Freddie Sayers: Again, the Brits provided the warning there with the Liz Truss-

Niall Ferguson: Lizz Truss.

Freddie Sayers: ... episode. Exactly.

Niall Ferguson: You know, you'd rather be Meloni than Lizz Truss.

Freddie Sayers: Mm-hmm.

Niall Ferguson: That would be my kind of analysis of anybody who finds themselves prime minister in a European country.

Freddie Sayers: Just to make sure we're not underplaying the victory by the Rassemblement National, it, it's true that some things would change if they have meaningful power in French politics. That the standoff with the European Union could go up a few notches, there could be budget scraps that would definitely add a, a sort of insecurity in the European structures. And there can be some things on immigration. It is possible the that they can at least slow the pace of immigration. Those things might be considered-

Niall Ferguson: When you put-

Freddie Sayers: ... victories to their voters.

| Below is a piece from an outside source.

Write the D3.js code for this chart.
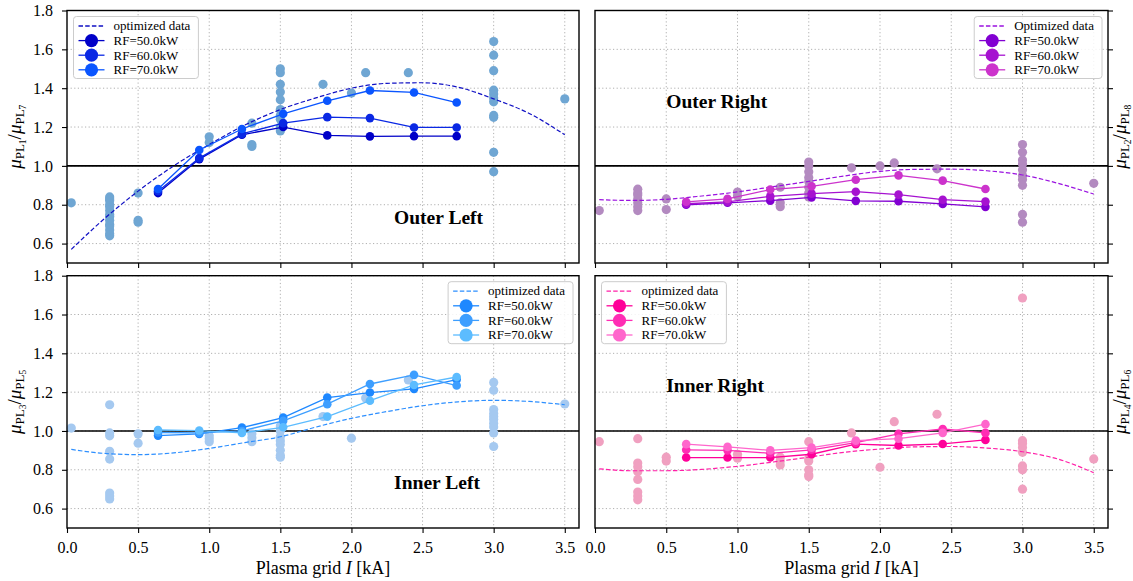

Niall Ferguson: ... when you put it like that, the word far just doesn't seem really appropriate 'cause this is all kinda m- mildly a bit to the right of the center-right, not far to the right of the center-right. And I, I, I'd a- argue that if, if one looks ahead to the second round, it's not clear yet, uh, given the complexity of the French system, that, that, that, uh, the Rassemblement National actually gonna have enough seats to form a government. It could be a hung parliament even now because of the strange way the French electoral system works. And the same will apply when it comes to the presidency, the two round system is designed, it's intended to keep, uh, political extremes out of power. It'll, it'll still be quite hard for, for the, the RN to get the prime ministership and, and the presidency. And even if they success they will be constrained in the way that we've described, by the fiscal and the financial market pressure."